[External] : Re: RFC : Approach to handle Allocation Merges in C2 Scalar Replacement

Thu Feb 17 15:00:45 UTC 2022

Hi Cesar,

> We start of with this:
> 
> static int testPolluted(int r, boolean b) {
>      A obj1 = new A(r);
>      A obj2 = new A(r);
> 
>      A obj = (b ? obj1 : obj2);
>      for (int i = 1; i < r; i++) {
>          obj.i++;
>      }
> 
>      return obj1.i + obj2.i;
> }
> 
> And then we cluster interfering allocations together in disjoint clusters. Two
> questions on this point:
> 
> 1) What exactly grouping the allocations in clusters helps? I believe when you
> say it'll help, I'm just trying to understand what exactly how.
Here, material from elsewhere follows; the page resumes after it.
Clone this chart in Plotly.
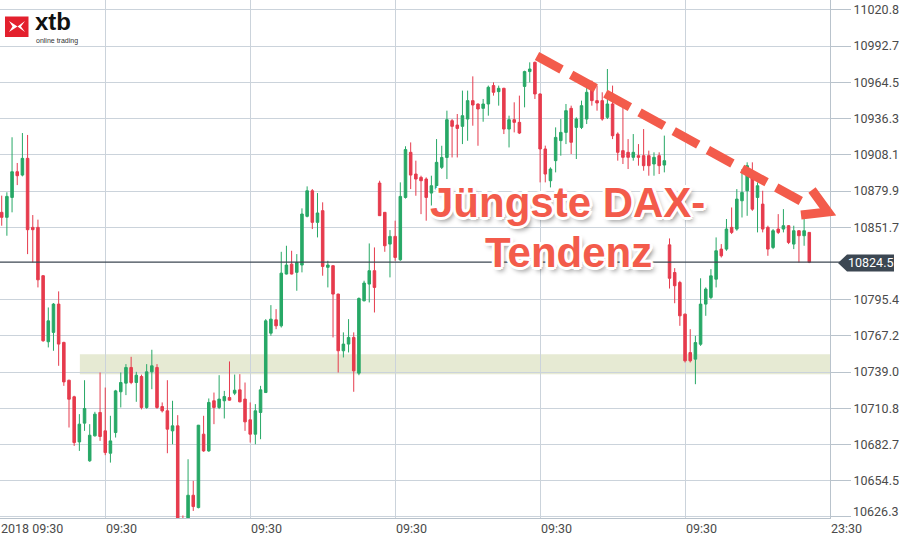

It enables split_unique_types() to introduce dedicated memory slices for 
fields of allocated objects (a pre-requisite for scalarization step). 
When there are memory accesses with indeterminate base, it's illegal to 
introduce memory slices for a particular allocation, because they will 
interfere with existing slices.

But when you process the whole interfering cluster of allocations at 
once, then it's correct to introduce new slices for the whole cluster.
You know all the interactions happen between allocations inside the 
cluster and associate new slices with them.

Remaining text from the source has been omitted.